■ **Records with drawing code**

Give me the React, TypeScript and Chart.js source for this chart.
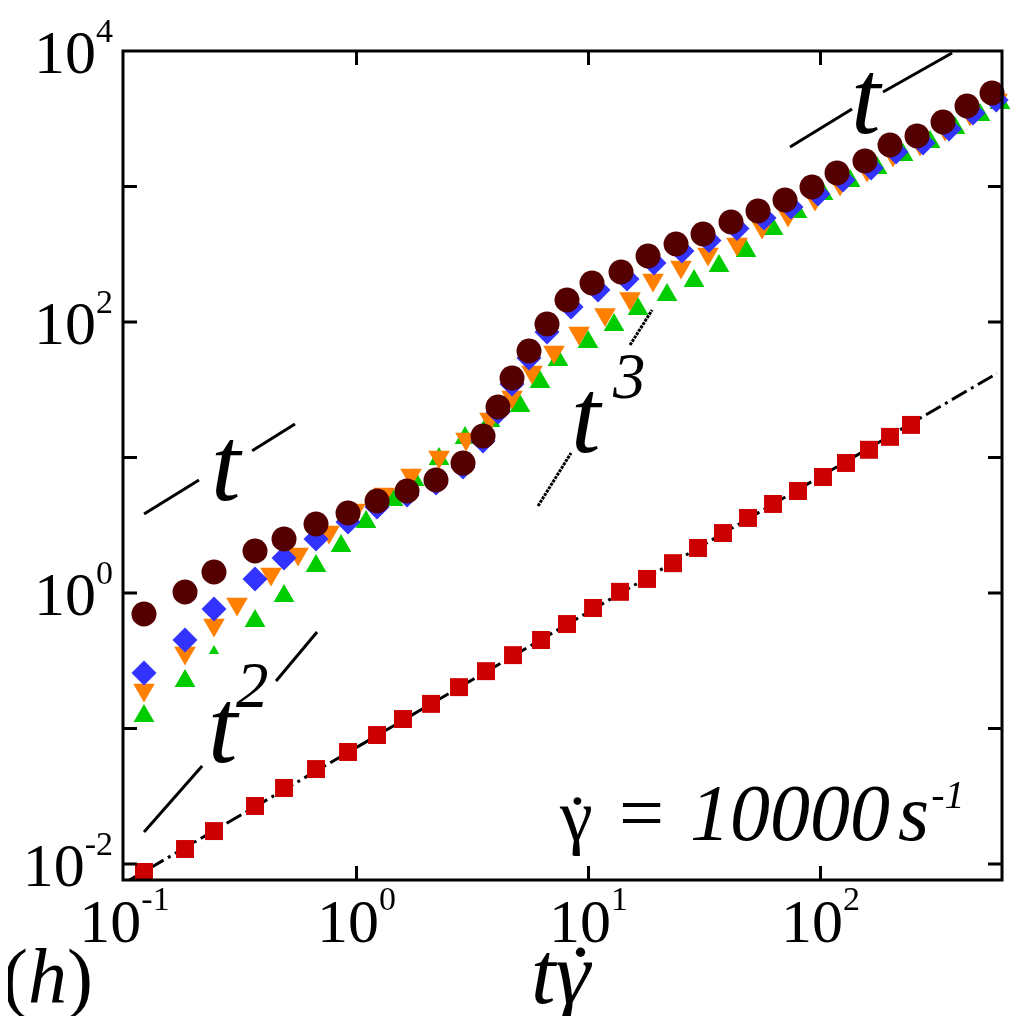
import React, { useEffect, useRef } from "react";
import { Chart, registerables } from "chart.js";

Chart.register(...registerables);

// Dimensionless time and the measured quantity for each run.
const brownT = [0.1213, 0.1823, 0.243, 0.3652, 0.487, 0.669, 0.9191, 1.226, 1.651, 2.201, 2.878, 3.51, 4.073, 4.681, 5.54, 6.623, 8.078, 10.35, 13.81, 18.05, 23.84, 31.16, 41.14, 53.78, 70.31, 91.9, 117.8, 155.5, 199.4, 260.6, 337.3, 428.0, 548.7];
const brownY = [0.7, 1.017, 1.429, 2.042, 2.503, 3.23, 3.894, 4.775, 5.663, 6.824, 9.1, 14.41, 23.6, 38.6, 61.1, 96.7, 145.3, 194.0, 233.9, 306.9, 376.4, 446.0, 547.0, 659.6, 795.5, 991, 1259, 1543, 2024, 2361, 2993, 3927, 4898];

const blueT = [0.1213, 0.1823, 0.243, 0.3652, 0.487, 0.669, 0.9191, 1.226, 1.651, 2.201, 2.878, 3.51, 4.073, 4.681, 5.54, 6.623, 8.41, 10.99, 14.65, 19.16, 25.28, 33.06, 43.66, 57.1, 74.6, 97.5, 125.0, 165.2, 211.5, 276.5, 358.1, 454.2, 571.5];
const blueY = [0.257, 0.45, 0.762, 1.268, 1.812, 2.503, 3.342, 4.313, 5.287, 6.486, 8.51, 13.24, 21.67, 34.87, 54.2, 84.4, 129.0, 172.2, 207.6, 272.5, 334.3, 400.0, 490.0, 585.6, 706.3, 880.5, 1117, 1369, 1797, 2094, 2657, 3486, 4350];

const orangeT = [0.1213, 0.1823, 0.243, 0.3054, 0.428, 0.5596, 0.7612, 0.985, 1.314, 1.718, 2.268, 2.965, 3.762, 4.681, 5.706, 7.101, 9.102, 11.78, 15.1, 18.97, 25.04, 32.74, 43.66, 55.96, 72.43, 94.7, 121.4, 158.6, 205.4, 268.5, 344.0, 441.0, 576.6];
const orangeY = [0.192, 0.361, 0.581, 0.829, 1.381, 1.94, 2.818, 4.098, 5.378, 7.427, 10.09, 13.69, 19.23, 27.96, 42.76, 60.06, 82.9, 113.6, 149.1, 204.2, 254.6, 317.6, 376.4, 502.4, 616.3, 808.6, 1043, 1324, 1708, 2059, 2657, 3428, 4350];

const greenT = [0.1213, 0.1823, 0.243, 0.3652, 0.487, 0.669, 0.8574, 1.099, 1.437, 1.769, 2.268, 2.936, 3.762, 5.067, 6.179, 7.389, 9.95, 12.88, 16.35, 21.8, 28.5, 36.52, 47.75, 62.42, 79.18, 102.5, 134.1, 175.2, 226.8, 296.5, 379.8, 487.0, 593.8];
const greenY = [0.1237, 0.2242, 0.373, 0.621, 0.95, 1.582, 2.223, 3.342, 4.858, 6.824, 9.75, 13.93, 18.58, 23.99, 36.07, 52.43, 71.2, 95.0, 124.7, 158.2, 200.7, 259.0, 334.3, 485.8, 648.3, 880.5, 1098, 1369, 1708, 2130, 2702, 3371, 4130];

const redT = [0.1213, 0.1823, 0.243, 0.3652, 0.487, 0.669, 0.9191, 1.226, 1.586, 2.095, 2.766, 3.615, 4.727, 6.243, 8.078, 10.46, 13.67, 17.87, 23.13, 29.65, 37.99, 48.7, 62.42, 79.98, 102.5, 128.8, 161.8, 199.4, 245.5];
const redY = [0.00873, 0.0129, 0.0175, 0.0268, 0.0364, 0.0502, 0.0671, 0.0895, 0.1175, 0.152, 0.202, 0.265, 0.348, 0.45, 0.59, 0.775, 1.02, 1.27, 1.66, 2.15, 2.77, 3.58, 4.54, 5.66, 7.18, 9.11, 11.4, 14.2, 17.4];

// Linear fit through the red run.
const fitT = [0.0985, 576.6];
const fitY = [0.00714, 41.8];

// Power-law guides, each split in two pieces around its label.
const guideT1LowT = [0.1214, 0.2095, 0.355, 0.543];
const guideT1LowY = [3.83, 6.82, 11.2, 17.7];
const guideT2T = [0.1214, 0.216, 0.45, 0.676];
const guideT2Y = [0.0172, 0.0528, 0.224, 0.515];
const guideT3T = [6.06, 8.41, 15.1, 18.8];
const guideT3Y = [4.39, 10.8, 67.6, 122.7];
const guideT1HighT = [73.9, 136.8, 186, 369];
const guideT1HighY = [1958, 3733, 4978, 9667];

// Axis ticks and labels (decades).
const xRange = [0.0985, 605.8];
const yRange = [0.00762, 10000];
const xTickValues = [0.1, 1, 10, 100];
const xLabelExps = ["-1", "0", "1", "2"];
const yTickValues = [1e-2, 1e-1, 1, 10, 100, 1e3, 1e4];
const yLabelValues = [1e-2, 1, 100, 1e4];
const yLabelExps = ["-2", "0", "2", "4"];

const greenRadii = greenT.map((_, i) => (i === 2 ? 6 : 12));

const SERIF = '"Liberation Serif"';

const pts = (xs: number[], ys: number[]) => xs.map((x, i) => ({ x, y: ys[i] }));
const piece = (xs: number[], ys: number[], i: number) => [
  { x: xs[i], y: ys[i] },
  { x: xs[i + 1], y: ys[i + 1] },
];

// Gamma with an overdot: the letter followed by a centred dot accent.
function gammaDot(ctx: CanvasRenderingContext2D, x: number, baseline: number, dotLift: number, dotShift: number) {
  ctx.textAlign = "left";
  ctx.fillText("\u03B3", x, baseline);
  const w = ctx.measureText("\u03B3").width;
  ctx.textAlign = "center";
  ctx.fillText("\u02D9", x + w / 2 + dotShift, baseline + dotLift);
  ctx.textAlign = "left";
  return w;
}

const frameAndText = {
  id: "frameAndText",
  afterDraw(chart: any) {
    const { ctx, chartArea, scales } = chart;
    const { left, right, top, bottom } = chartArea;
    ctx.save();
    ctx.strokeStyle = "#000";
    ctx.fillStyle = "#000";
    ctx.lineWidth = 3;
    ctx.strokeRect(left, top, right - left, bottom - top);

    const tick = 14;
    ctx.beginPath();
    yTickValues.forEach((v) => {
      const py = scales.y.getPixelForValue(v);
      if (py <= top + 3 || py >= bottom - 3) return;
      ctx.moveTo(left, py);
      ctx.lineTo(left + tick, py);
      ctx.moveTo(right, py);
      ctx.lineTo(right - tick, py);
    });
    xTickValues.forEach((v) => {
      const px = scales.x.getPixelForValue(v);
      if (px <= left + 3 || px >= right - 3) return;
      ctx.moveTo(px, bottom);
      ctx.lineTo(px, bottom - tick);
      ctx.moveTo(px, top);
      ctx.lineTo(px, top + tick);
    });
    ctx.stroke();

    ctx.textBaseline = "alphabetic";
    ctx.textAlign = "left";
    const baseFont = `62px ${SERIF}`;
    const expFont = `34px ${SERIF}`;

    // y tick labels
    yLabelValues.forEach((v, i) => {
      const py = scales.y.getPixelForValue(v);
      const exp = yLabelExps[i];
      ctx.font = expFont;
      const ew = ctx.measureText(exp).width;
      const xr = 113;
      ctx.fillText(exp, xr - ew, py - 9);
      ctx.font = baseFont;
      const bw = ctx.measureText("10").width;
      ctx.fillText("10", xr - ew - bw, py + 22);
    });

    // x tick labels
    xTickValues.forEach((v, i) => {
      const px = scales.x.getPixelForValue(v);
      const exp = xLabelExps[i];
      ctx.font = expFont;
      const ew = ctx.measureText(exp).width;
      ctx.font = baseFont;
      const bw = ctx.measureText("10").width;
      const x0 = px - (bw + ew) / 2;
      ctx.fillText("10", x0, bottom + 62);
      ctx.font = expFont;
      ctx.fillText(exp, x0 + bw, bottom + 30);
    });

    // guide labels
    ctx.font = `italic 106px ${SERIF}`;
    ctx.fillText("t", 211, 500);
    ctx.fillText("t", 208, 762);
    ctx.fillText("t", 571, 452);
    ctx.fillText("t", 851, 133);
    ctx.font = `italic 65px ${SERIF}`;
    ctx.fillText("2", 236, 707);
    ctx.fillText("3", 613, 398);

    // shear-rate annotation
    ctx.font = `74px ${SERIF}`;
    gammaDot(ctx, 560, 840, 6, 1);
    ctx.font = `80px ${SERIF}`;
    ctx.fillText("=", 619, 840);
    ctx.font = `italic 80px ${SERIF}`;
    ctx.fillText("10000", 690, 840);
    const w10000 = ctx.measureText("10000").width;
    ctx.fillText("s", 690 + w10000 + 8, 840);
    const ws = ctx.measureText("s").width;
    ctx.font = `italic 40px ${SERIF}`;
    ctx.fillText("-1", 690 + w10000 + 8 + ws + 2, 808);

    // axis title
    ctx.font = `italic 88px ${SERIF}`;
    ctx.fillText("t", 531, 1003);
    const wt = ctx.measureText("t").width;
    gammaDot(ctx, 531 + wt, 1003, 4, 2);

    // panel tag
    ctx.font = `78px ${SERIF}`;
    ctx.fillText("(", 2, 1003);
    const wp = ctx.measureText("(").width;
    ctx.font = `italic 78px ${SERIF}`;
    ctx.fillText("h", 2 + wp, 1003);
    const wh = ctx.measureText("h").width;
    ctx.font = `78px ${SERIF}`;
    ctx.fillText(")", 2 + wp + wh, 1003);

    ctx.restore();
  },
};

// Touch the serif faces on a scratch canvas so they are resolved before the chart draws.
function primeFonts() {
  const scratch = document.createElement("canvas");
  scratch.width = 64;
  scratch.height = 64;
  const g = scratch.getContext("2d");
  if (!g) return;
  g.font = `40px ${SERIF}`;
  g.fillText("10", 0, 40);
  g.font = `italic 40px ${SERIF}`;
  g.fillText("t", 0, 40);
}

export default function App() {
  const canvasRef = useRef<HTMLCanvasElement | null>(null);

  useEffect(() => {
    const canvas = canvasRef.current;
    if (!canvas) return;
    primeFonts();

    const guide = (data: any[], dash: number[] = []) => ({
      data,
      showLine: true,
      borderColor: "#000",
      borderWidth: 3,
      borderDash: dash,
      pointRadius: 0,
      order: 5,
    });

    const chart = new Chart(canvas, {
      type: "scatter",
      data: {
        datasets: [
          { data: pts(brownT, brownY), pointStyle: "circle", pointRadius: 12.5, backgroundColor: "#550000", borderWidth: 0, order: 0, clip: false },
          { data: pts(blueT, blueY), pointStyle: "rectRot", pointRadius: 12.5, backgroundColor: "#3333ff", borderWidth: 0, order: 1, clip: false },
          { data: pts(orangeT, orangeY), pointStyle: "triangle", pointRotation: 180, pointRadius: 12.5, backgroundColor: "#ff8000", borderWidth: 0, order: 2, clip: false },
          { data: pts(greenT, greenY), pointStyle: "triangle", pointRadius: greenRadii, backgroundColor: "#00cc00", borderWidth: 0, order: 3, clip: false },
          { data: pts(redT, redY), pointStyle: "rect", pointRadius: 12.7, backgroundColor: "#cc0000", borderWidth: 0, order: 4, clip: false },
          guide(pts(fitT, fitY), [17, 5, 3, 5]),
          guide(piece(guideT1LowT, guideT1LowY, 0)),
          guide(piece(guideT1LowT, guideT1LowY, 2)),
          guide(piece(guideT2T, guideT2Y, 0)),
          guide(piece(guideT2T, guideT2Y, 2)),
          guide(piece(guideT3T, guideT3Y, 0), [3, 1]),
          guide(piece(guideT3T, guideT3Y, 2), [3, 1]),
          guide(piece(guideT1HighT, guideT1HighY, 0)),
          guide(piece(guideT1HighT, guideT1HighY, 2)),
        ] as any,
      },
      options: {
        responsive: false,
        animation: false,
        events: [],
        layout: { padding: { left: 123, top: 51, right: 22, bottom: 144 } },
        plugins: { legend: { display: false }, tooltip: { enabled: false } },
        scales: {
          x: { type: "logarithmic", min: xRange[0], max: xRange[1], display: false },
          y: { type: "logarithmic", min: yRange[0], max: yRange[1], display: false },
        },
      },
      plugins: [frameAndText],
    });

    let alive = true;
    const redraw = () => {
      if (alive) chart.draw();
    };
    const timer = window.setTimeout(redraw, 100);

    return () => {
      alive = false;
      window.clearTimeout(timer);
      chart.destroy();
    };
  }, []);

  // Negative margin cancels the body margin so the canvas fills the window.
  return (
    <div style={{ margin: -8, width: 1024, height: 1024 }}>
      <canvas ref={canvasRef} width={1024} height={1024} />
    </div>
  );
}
==
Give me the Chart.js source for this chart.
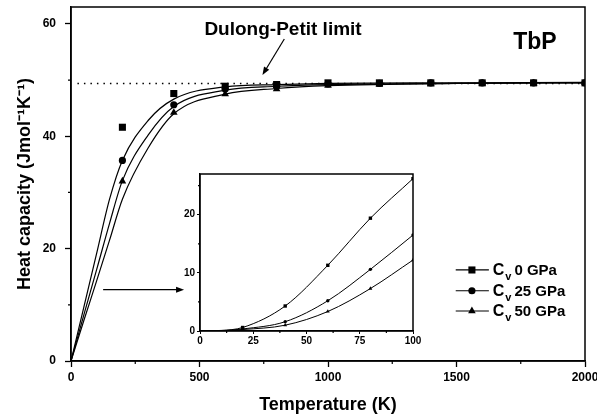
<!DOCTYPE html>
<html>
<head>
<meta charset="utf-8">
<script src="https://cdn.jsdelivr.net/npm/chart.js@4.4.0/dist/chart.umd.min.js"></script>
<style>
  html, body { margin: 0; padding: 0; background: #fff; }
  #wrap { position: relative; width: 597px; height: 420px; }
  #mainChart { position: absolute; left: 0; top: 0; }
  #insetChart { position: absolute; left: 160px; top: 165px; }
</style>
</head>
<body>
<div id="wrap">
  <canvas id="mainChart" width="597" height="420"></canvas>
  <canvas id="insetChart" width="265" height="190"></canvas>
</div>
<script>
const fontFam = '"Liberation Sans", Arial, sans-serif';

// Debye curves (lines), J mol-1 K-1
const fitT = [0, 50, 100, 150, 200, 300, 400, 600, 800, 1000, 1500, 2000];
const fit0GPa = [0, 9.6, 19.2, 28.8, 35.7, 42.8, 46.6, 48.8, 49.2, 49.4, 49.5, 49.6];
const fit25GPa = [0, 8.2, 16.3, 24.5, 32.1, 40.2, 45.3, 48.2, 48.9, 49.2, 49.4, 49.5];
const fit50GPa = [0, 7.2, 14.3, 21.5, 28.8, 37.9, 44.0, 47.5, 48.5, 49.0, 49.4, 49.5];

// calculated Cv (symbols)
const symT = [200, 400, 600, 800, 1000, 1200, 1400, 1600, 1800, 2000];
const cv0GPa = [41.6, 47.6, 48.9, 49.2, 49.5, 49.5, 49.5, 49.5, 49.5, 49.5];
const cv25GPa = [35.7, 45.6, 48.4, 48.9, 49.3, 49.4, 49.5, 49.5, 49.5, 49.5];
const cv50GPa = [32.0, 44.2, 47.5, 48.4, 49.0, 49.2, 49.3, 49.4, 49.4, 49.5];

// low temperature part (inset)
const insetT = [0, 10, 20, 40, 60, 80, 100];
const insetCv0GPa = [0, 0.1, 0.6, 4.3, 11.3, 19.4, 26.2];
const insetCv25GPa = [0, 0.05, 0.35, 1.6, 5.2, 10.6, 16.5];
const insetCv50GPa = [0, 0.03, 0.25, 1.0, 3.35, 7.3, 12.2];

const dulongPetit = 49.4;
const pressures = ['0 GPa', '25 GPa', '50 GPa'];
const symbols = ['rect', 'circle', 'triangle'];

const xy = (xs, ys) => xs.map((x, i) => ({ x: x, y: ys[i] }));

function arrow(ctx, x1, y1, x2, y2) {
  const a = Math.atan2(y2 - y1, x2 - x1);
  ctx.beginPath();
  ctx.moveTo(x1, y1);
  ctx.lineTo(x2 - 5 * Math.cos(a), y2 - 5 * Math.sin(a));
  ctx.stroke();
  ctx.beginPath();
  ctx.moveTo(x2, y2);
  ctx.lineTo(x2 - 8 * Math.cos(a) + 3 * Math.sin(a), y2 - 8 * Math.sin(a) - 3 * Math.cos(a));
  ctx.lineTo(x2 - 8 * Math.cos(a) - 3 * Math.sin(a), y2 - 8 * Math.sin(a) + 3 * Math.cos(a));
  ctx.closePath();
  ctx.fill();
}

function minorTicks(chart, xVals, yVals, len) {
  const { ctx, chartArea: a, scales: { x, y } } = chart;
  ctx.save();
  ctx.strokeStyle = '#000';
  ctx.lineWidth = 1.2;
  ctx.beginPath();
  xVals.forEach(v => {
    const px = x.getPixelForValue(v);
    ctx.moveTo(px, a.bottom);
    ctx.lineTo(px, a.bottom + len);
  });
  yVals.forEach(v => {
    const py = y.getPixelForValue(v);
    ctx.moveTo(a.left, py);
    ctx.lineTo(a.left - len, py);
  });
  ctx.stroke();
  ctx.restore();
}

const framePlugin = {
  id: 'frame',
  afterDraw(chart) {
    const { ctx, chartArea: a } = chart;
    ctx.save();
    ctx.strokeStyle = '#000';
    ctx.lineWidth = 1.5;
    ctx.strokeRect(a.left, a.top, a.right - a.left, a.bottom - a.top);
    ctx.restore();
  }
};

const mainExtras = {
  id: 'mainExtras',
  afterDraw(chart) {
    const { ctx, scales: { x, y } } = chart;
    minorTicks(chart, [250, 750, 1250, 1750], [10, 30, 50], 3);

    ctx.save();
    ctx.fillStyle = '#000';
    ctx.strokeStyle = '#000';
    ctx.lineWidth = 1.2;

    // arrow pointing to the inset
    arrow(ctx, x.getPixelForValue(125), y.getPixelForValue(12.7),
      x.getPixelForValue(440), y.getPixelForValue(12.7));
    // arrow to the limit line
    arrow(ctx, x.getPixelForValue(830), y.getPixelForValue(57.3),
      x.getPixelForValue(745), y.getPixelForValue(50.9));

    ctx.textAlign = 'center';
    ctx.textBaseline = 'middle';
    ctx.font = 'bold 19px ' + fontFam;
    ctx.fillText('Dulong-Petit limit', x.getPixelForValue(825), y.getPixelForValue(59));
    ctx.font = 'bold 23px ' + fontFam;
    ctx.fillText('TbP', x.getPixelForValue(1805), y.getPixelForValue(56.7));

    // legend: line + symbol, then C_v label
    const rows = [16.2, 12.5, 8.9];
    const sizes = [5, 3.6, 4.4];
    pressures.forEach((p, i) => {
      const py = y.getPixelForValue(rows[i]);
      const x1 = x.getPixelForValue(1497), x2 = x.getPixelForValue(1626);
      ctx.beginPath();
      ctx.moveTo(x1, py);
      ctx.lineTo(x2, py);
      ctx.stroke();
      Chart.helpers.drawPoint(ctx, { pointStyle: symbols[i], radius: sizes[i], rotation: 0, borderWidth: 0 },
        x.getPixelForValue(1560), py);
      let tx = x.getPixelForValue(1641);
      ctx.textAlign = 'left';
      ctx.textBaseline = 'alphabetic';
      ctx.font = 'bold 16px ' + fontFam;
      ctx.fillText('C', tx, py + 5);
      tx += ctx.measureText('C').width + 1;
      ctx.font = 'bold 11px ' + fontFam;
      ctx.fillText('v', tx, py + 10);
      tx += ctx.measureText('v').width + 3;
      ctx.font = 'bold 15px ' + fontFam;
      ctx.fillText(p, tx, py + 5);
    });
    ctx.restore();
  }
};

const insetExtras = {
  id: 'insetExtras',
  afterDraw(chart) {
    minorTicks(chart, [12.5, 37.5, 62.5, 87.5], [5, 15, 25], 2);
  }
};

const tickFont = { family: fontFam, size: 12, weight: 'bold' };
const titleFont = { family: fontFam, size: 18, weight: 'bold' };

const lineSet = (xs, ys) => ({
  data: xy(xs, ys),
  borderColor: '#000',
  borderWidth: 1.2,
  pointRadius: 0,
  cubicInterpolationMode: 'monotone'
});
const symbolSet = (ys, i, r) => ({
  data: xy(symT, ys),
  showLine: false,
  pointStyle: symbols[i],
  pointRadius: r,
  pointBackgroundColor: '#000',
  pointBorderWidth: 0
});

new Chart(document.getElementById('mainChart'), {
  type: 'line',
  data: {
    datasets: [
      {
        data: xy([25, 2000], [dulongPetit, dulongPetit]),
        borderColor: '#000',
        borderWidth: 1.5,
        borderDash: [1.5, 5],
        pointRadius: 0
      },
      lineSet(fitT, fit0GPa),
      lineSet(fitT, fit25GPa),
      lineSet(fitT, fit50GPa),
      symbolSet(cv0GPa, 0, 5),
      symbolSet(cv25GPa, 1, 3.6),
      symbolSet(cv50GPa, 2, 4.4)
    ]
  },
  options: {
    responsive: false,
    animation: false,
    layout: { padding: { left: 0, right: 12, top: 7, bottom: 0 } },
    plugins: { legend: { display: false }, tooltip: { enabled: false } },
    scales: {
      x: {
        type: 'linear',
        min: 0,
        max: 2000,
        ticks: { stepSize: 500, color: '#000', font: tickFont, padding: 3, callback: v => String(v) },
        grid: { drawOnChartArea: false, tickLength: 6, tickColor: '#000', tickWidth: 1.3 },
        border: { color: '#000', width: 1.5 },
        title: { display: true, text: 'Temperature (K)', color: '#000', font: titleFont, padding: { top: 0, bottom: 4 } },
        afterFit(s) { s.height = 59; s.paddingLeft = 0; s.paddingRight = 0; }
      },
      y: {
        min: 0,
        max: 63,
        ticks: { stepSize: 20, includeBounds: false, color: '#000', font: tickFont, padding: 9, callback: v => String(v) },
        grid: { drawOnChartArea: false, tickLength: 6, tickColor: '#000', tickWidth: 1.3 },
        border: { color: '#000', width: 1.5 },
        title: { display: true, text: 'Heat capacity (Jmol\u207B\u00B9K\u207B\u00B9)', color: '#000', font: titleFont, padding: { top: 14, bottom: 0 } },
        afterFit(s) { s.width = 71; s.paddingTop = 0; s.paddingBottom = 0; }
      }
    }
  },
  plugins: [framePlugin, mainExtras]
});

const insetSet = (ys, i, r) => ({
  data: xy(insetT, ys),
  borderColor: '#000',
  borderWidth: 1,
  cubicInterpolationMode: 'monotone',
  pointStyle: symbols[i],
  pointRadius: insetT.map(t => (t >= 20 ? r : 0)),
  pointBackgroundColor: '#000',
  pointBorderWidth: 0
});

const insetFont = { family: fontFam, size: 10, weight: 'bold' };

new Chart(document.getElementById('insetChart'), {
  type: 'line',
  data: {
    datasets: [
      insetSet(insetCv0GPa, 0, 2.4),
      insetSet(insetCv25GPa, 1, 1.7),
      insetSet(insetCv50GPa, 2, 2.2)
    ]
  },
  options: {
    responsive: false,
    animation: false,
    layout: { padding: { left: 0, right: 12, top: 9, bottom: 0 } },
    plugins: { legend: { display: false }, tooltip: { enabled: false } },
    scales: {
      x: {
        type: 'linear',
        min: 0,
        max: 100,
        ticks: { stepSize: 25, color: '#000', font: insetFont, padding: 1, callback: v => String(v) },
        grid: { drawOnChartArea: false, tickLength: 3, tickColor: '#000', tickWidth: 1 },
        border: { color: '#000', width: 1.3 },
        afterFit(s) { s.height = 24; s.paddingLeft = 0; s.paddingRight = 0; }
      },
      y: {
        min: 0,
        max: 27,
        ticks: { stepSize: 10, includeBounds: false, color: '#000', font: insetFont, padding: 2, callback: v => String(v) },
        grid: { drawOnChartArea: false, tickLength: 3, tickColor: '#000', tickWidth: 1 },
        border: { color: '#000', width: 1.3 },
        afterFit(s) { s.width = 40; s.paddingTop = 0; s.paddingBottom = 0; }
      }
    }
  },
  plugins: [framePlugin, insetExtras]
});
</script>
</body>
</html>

■ **Your objective**
In the listing above, find the line with "Give me the React, TypeScript" and the line with "Chart.register(...registerables);". Set down exactly those lines and everything between them, skipping pictures.

■ **Final result**
Give me the React, TypeScript and Chart.js source for this chart.
import React, { useEffect, useRef } from "react";
import { Chart, registerables } from "chart.js";

Chart.register(...registerables);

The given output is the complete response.